The Recording Industry Association of America (RIAA), which in the past has filed serial lawsuits against several P2P (peer-to-peer) technology and file sharing vendors over copyright infringements, got a taste of its own medicine at the end of last week.
The litigation-prone RIAA, a trade group that claims to represent the US recording industry, has itself been accused of patent infringement by Altnet Inc, a Californian P2P firm.
Also in the firing line are several RIAA partners that make anti-piracy software products – Overpeer Inc., Loudeye Corp. and Media Sentry Inc. Loudeye acquired Overpeer in March this year.
Altnet filed the lawsuit in a Los Angeles district court last week. It alleges that RIAA and its partners infringed on Altnet’s patented file-matching technology that identifies file requests sent over a P2P network.
The suit claims that RIAA encouraged Loudeye and others to propagate popular P2P sites like Kazaa with bogus or damaged files that were disguised as user file requests. It also claims the methods used to match their files with users infringe its patented technology.
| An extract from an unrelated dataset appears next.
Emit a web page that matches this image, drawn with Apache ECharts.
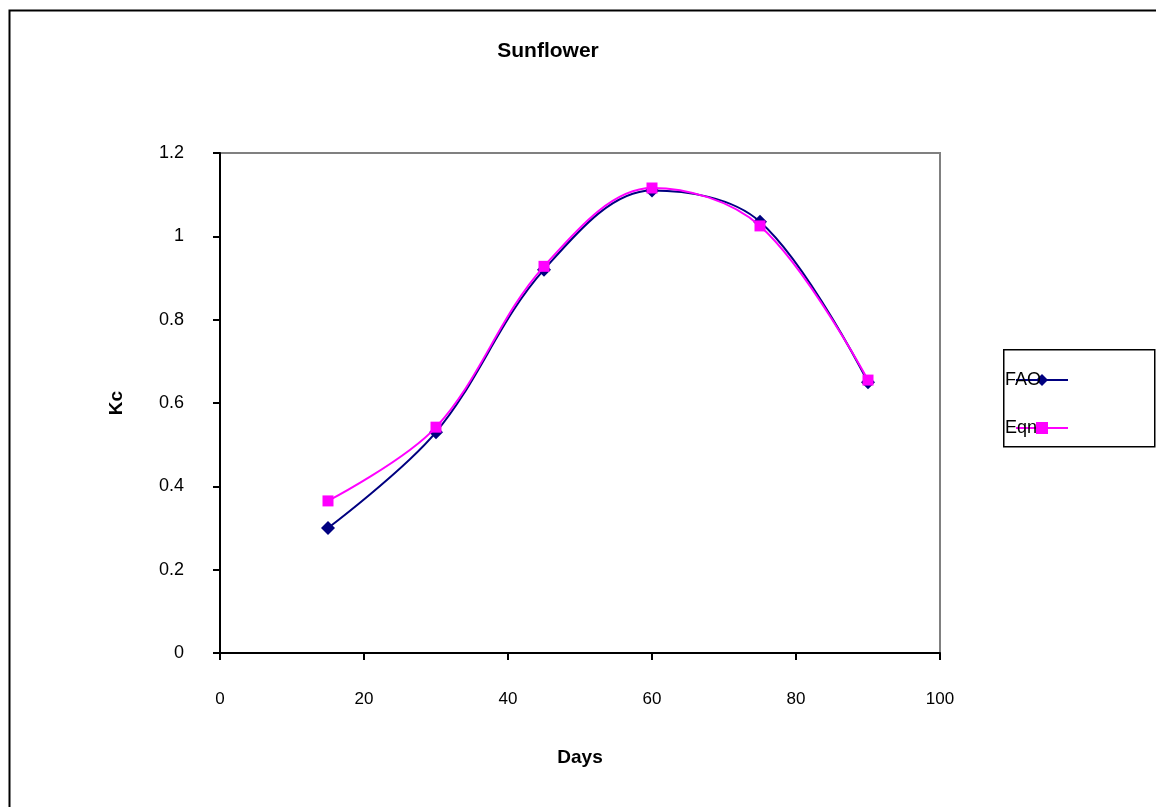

Altnet is a close partner of Sharman Networks Ltd., the company behind Kazaa.
Woodland Hills-based Altnet is seeking an injunction to stop RIAA and its partners from further use of its patented technology.
It is also seeking monetary damages, but did not specify a dollar amount at this stage of proceedings.
In many ways the lawsuit is part of a concerted campaign waged by Altnet against a number of firms, including those in the current lawsuit, since last November when it issued a series of warning letters.
Altnet’s allies in the current suit include its parent company, Brilliant Digital Entertainment Inc. and Kinetech Inc. which developed the patented file request identification technology at the center of the lawsuit. Kinetech licenses the technology exclusively to Altnet and Brilliant.
Altnet certainly seems to have an axe to grind with the RIAA. The company also develops technology for the legitimate distribution of digital content via P2P networks. But this technology has been snubbed by major music labels and online content providers for the past three years. Altnet suspects that the RIAA and major labels have conspired against its efforts to get the technology licensed.